The Changing Internal Landscape
The phases of life do not just change with situations or circumstances. There is an internal landscape that shifts over time and with experience.
For instance, I remember reconnecting with a friend after thirty years. She said I seemed like the same bubbly girl from high school. It caught me off guard, because I did not remember myself that way. But when I look back, I can see that I was more outwardly enthusiastic than I am now. I don’t know when that bubbly girl phase ended, and I became someone more measured, more serious. There was no moment, no event, no clear transition. It simply changed.
The same is true of my ability to hold myself together. I don’t recall when that transition happened, from feeling lost to where I stand today, confident that I can handle whatever comes my way.

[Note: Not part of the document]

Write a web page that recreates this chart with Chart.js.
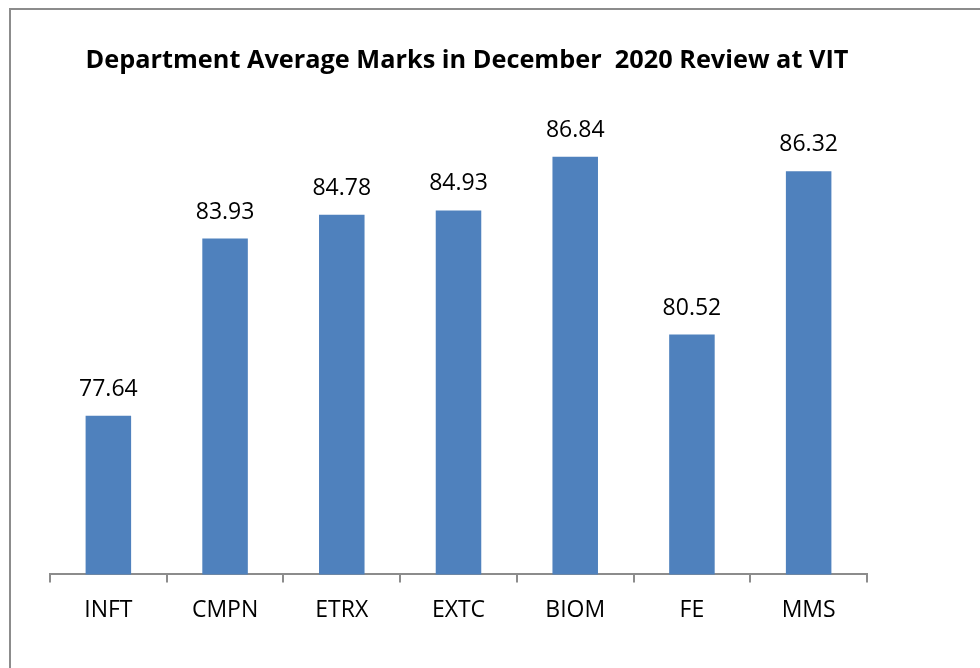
<!DOCTYPE html>
<html>
<head>
<meta charset="utf-8">
<script src="https://cdn.jsdelivr.net/npm/chart.js@4/dist/chart.umd.min.js"></script>
<style>
  html, body { margin: 0; padding: 0; background: #fff; }
  #wrap { position: relative; width: 980px; height: 668px; overflow: hidden; }
  #frame {
    position: absolute; left: 9px; top: 8px; width: 1200px; height: 900px;
    border-left: 2px solid #8c8c8c; border-top: 2px solid #8c8c8c;
    pointer-events: none;
  }
  canvas { position: absolute; left: 0; top: 0; }
</style>
</head>
<body>
<div id="wrap">
  <canvas id="chart" width="980" height="668"></canvas>
  <div id="frame"></div>
</div>
<script>
const DEPARTMENTS = ["INFT", "CMPN", "ETRX", "EXTC", "BIOM", "FE", "MMS"];
const AVG_MARKS = [77.64, 83.93, 84.78, 84.93, 86.84, 80.52, 86.32];
const TITLE = "Department Average Marks in December  2020 Review at VIT";

const FONT_FAMILY = "'Open Sans', 'Noto Sans', sans-serif";
const BAR_COLOR = "#4f81bd";
const AXIS_COLOR = "#8c8c8c";

// value labels above each bar, plus the title (sits a bit right of the plot centre)
const barLabels = {
  id: "barLabels",
  afterDatasetsDraw(chart) {
    const ctx = chart.ctx;
    const meta = chart.getDatasetMeta(0);
    ctx.save();
    ctx.font = `23px ${FONT_FAMILY}`;
    ctx.fillStyle = "#000";
    ctx.textAlign = "center";
    ctx.textBaseline = "alphabetic";
    meta.data.forEach((bar, i) => {
      ctx.fillText(AVG_MARKS[i].toFixed(2), bar.x, bar.y - 20);
    });
    ctx.font = `bold 25.3px ${FONT_FAMILY}`;
    ctx.fillText(TITLE, 467, 68);
    ctx.restore();
  },
};

new Chart(document.getElementById("chart"), {
  type: "bar",
  data: {
    labels: DEPARTMENTS,
    datasets: [{
      data: AVG_MARKS,
      backgroundColor: BAR_COLOR,
      borderWidth: 0,
      categoryPercentage: 1,
      barPercentage: 0.39,
    }],
  },
  options: {
    responsive: false,
    devicePixelRatio: 1,
    animation: false,
    layout: { padding: { left: 50, right: 113, top: 124, bottom: 30 } },
    plugins: {
      legend: { display: false },
      tooltip: { enabled: false },
      title: { display: false },
    },
    scales: {
      y: { display: false, min: 72, max: 88 },
      x: {
        grid: {
          offset: true,
          drawOnChartArea: false,
          drawTicks: true,
          tickLength: 8,
          color: AXIS_COLOR,
          lineWidth: 2,
        },
        border: { display: true, color: AXIS_COLOR, width: 2 },
        ticks: {
          color: "#000",
          font: { family: FONT_FAMILY, size: 23 },
          padding: 14,
        },
      },
    },
  },
  plugins: [barLabels],
});
</script>
</body>
</html>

It is not always clear when these internal changes happen. When you look back and see a different version of yourself, know that you were the best version of yourself at that point in time. The internal landscape changes with your experiences.
The Transient Nature of Phases
There is no single way that phases in life come to an end. We often look for clear markers, moments we can point to and say, that was the end. But more often than not, life does not offer that clarity. It moves forward, whether we are ready for it or aware of it.
And perhaps that is what makes life feel layered and recursive. We are not always moving from one phase to another in clean lines. We are moving through them, often without knowing when one has ended and another has begun.
The train keeps moving. Whether we notice it or not.